Jen Spyra on the Art of Comedic Escalation
In Conversation with Maris Kreizman on The Maris Review Podcast
On the freedom of writing fiction:
JS: What I found coming from the world of TV, and before that at The Onion, there’s no room and no need for the interstitial worldbuilding that you have to do for pacing in a fictional story. So I was like a baby getting up and starting to walk. My instinct was always you don’t need that, cut that. It’s fat. Or you should end on a joke here. So I had to keep fighting my TV and Onion instincts. But then the freedom of fiction was an insane artistic experience.
MK: It seems like you finally didn’t have any boundaries. You could write just what you wanted to write.

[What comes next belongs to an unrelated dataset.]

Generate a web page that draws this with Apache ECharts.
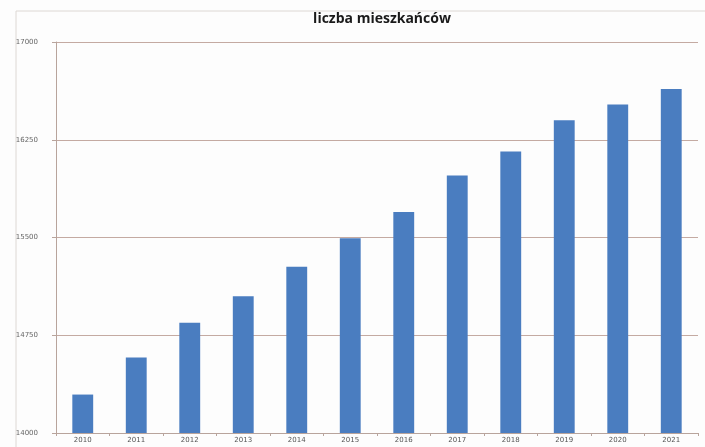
<!DOCTYPE html>
<html><head><meta charset="utf-8">
<script src="https://cdn.jsdelivr.net/npm/echarts@6/dist/echarts.min.js"></script>
<style>html,body{margin:0;padding:0;background:#fff}#c{width:705px;height:447px}</style>
</head><body><div id="c"></div>
<script>
const titleText = 'liczba mieszkańców';
const years = ['2010','2011','2012','2013','2014','2015','2016','2017','2018','2019','2020','2021'];
const residents = [14295, 14580, 14845, 15050, 15275, 15495, 15695, 15975, 16160, 16400, 16520, 16640];
const yMin = 14000, yMax = 17000, yStep = 750;

const chart = echarts.init(document.getElementById('c'));
chart.setOption({
  backgroundColor: '#fdfdfd',
  animation: false,
  title: {
    text: titleText, left: 377, top: 7, textAlign: 'center',
    textStyle: {fontFamily: 'Open Sans', fontWeight: 'bold', fontSize: 14, color: '#1a1a1a'}
  },
  graphic: [{
    type: 'rect', shape: {x: 16, y: 11, width: 700, height: 450},
    style: {fill: 'none', stroke: '#ddd8d4', lineWidth: 1}, silent: true
  }],
  grid: {left: 56, right: 7, top: 42, bottom: 14},
  xAxis: {
    type: 'category', data: years,
    axisLine: {lineStyle: {color: '#b8a49c'}},
    axisTick: {show: true, length: 3, lineStyle: {color: '#b8a49c'}},
    axisLabel: {fontSize: 7, color: '#555', margin: 4, fontFamily: 'DejaVu Sans'}
  },
  yAxis: {
    type: 'value', min: yMin, max: yMax, interval: yStep,
    axisLine: {show: true, lineStyle: {color: '#b8a49c'}},
    axisTick: {show: true, length: 4, lineStyle: {color: '#b8a49c'}},
    splitLine: {lineStyle: {color: '#c4aaa2'}},
    axisLabel: {fontSize: 7, color: '#666', margin: 18, fontFamily: 'DejaVu Sans',
      formatter: v => String(v)}
  },
  series: [{
    type: 'bar', data: residents, barWidth: '39%',
    itemStyle: {color: '#4a7dc0'}
  }]
});
</script></body></html>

JS: It’s funny because at Colbert and at The Onion I had a reputation of being a writer who will go too far. Don’t ask her if we’re going too far, she’s gonna say no. So I already had that rep, and then suddenly no one was telling me no.
On the art of escalation:
JS: The quick turn is certainly a comedy tool that you try to use all the time. I find with escalating and heightening that it’s really about surprising yourself. A lot of the time, and I believe this is a Patton Oswalt observation, it’s going from A to C and skipping over B. You go to that third thought. In order to surprise the reader I first have to surprise myself, so that means a lot of discarding the too fast or too obvious. For the story to feel satisfying and heightening in a way that’s fun and surprising but also makes sense, it all has to fit together and be germane and be of a piece.
Jen Spyra is a former staff writer for The Late Show with Stephen Colbert and The Onion. Her writing has appeared in The New Yorker, The New York Times, McSweeney’s, and elsewhere. She lives in New York City. Big Time is her first book.